--- Start of Given data ---
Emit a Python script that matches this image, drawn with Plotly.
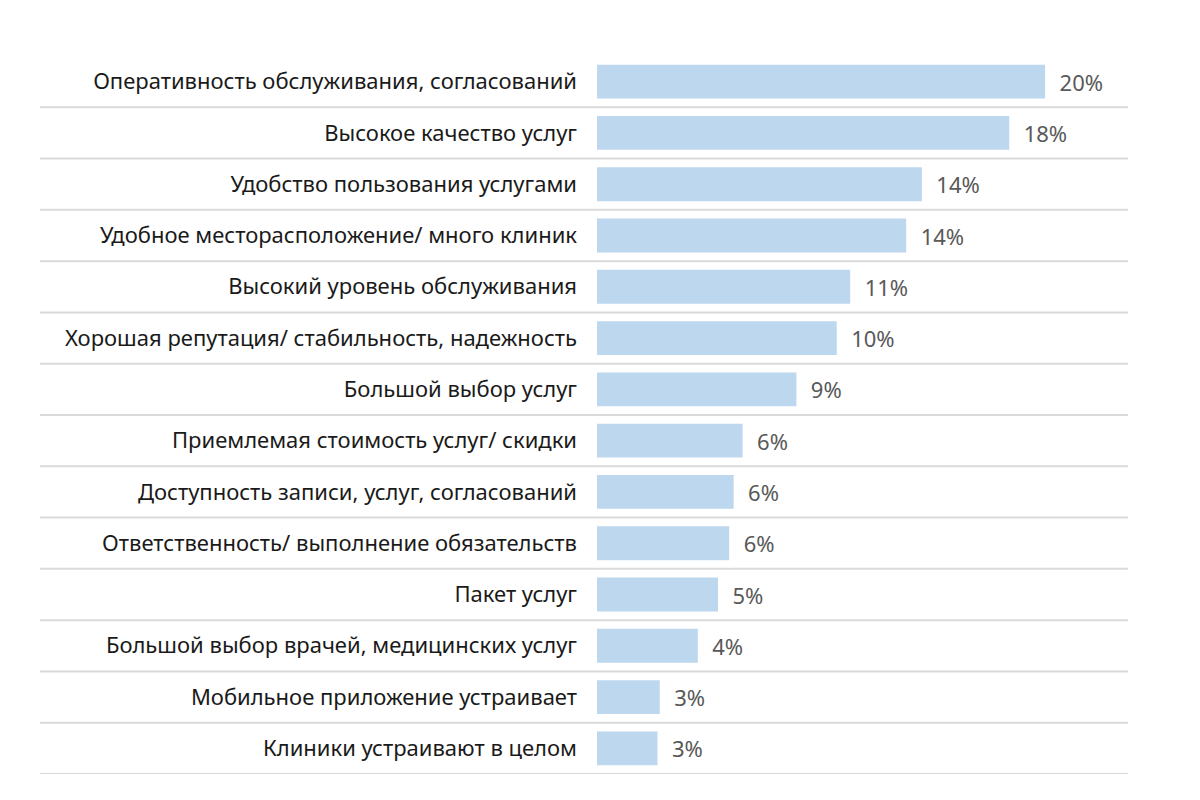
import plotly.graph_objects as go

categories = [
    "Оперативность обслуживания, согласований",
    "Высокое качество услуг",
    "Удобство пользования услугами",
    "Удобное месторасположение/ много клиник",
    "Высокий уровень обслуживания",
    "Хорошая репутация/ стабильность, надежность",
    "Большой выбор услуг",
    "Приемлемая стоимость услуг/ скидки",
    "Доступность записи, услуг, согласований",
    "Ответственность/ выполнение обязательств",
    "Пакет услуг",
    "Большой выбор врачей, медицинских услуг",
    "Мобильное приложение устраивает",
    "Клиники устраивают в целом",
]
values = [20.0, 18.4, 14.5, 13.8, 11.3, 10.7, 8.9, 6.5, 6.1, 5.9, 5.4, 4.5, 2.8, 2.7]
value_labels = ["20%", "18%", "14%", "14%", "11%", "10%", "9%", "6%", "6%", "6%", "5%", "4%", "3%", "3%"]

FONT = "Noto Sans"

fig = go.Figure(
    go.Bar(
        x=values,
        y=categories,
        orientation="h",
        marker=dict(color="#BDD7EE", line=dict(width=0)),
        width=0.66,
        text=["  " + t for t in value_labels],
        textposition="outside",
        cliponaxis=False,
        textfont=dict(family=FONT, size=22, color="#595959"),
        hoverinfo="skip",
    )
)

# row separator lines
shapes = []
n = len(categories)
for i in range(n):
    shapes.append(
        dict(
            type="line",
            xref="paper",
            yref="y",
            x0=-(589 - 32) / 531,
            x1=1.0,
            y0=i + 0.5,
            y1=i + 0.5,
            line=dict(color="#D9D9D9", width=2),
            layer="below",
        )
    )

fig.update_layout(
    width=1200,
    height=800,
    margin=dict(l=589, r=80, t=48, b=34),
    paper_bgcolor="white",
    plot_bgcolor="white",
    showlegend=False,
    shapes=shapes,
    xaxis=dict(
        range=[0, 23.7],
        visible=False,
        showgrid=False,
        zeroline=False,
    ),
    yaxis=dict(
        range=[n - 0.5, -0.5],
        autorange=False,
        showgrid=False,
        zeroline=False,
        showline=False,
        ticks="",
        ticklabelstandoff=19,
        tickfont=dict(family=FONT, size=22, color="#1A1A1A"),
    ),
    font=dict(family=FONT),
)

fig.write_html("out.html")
--- End of Given data ---
--- Start of Given data ---
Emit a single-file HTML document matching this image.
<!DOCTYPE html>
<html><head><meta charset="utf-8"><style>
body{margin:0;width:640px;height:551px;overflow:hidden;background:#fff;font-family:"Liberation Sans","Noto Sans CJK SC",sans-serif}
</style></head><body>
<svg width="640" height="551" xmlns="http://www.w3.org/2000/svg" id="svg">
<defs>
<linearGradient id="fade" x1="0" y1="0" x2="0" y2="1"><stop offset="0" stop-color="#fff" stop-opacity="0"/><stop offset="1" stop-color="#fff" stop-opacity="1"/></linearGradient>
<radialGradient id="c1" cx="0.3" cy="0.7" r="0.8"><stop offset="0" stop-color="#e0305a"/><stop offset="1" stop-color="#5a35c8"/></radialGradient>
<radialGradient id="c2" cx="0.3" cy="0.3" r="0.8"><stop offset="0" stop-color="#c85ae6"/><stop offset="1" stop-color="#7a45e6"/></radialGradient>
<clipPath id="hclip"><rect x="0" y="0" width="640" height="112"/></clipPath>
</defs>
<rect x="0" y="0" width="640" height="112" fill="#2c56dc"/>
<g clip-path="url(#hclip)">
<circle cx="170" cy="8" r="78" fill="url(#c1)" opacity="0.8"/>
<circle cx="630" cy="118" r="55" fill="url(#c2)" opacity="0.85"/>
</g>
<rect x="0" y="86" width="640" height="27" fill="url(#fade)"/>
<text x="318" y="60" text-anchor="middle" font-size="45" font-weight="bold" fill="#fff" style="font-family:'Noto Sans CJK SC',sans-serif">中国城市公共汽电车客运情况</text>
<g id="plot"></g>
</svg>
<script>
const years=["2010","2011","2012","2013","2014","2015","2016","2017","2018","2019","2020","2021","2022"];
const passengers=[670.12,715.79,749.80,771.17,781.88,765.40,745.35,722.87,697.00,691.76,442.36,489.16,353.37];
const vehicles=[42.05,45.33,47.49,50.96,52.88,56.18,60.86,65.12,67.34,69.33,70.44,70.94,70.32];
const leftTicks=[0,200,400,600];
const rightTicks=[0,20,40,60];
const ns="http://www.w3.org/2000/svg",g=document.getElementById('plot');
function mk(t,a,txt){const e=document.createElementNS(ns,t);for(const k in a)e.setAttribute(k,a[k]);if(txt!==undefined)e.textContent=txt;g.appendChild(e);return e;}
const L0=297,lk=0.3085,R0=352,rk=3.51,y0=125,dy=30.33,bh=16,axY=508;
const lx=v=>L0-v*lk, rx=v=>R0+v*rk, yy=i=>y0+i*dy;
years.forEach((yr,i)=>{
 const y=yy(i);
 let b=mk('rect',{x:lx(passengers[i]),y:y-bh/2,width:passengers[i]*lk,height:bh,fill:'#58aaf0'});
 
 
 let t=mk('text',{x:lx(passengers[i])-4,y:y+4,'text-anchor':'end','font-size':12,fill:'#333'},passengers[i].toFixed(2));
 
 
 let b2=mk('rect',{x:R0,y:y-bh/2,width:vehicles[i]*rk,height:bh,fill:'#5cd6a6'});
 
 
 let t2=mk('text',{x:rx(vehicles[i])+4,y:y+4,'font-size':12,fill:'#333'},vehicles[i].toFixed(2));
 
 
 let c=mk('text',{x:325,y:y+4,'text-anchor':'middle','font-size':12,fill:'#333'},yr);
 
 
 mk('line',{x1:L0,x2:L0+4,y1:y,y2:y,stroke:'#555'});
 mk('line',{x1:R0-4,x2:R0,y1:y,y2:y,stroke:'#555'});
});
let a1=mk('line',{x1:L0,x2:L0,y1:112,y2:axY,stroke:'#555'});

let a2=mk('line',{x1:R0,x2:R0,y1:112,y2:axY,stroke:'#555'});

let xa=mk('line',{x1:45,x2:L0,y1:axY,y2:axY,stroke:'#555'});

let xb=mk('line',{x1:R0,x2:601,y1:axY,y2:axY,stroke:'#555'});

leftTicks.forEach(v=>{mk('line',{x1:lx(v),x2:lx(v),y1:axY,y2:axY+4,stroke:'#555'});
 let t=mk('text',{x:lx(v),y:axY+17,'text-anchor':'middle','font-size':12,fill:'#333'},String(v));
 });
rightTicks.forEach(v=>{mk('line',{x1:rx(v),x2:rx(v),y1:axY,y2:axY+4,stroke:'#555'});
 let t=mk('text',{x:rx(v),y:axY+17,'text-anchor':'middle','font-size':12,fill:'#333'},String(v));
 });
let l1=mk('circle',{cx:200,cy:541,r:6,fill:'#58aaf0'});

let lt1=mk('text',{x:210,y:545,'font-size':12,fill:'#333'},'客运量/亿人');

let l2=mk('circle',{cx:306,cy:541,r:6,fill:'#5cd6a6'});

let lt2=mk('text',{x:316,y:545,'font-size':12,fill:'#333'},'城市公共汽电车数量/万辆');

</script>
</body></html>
--- End of Given data ---
--- Start of Given data ---
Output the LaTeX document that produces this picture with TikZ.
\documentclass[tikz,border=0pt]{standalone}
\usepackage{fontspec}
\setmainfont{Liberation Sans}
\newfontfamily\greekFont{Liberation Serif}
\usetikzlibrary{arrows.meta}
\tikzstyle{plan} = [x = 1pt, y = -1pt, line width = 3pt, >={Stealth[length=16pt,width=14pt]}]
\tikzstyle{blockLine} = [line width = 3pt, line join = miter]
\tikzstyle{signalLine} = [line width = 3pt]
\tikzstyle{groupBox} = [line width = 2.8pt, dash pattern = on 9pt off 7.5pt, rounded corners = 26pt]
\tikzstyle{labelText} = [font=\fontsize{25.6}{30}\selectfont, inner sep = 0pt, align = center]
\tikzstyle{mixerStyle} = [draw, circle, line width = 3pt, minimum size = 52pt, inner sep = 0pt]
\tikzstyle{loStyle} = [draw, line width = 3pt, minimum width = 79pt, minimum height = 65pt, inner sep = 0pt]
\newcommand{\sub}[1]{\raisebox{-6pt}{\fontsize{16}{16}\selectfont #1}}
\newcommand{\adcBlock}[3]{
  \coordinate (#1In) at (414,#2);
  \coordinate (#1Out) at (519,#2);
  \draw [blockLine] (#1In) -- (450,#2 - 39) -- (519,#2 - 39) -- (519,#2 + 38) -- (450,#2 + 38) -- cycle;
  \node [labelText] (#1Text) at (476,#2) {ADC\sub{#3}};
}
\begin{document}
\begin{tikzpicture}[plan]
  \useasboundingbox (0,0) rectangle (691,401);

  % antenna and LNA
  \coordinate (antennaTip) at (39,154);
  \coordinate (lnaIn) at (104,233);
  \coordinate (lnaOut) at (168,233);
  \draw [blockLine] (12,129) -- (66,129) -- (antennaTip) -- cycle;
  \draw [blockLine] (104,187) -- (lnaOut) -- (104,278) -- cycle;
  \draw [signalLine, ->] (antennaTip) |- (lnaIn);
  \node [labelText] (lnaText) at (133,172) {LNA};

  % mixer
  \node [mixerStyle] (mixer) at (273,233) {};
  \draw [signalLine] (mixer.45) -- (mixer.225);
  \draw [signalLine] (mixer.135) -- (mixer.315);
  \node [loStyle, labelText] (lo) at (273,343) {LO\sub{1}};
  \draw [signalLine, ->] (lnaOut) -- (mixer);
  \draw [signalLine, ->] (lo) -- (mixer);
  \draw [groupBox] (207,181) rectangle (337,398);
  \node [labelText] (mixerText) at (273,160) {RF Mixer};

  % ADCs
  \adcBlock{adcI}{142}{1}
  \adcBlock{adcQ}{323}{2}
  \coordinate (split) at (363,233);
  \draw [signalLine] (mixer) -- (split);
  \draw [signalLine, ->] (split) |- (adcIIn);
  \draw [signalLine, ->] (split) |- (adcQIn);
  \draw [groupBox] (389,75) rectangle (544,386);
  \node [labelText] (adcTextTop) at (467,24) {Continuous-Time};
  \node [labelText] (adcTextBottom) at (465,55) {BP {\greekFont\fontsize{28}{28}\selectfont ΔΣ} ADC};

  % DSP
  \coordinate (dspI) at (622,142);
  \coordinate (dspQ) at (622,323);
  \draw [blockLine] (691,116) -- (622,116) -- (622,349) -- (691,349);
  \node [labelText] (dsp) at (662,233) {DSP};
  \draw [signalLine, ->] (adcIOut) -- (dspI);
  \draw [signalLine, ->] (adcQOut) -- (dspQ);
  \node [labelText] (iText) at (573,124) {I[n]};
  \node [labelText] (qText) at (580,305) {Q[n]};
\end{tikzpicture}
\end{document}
--- End of Given data ---
- [Required work]:
Pictures stay out: repeat exactly only the lines from the one with "Emit a Python" through the one with "import plotly.graph_objects as go".

- [Solution for this task]:
Emit a Python script that matches this image, drawn with Plotly.
import plotly.graph_objects as go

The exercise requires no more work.